Health Endpoint¶
/health Endpoint¶
Returns JSON with server status, version, and uptime:
- Response time: < 5ms (no I/O, no Lua, no auth)
- Method: GET only
- Route: Registered before the catch-all IIIF handler
Healthcheck Ownership¶
The image does not embed a Docker HEALTHCHECK. HEALTHCHECK is a
Docker-specific extension, not part of the OCI image spec, so the Bazel
rules_oci image carries none. Liveness is owned by the orchestration layer —
the docker-compose / Swarm healthcheck: stanza (provisioned in ops-deploy,
INFRA-1226):
healthcheck:
test: ["CMD", "/sbin/sipi", "health", "--port", "1024"]
interval: 30s
timeout: 5s
start_period: 10s
retries: 3
The check uses the self-contained
sipi health subcommand, which probes
http://127.0.0.1:1024/health and exits 0 (healthy) or 1 (unhealthy).
Because the probe is a sipi subcommand, the image needs no curl binary for the
healthcheck.
Swarm behavior: Docker Swarm has a single HEALTHCHECK — no separate liveness/readiness probes. When HEALTHCHECK fails after retries, Swarm kills and replaces the container. The start_period gives 10s for initialization (failures don't count, but container receives traffic during this period).

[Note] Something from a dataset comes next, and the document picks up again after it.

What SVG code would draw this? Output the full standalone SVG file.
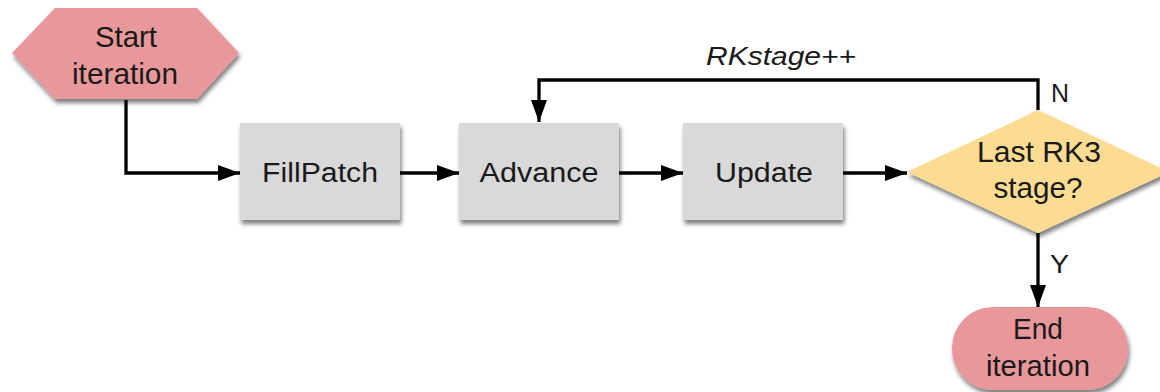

Design consequence: /health returns healthy once initialization completes. Only return unhealthy for truly fatal conditions (deadlocks, corrupted state), not for transient load.
Traefik Configuration¶
The /health endpoint is exposed externally via Traefik for UptimeRobot monitoring:
- traefik.http.routers.{{ STACK }}-iiif-health.rule=Host(`{{ DSP_IIIF_HOST }}`) && Path(`/health`)
- traefik.http.routers.{{ STACK }}-iiif-health.service={{ STACK }}-iiif
- traefik.http.routers.{{ STACK }}-iiif-health.entrypoints=websecure
- traefik.http.routers.{{ STACK }}-iiif-health.tls=true
- traefik.http.routers.{{ STACK }}-iiif-health.tls.certresolver=leresolver
UptimeRobot Configuration¶
Monitor https://iiif.example.com/health. Expected status: 200,
expected body contains: "status":"ok". The Traefik label is
provisioned in ops-deploy.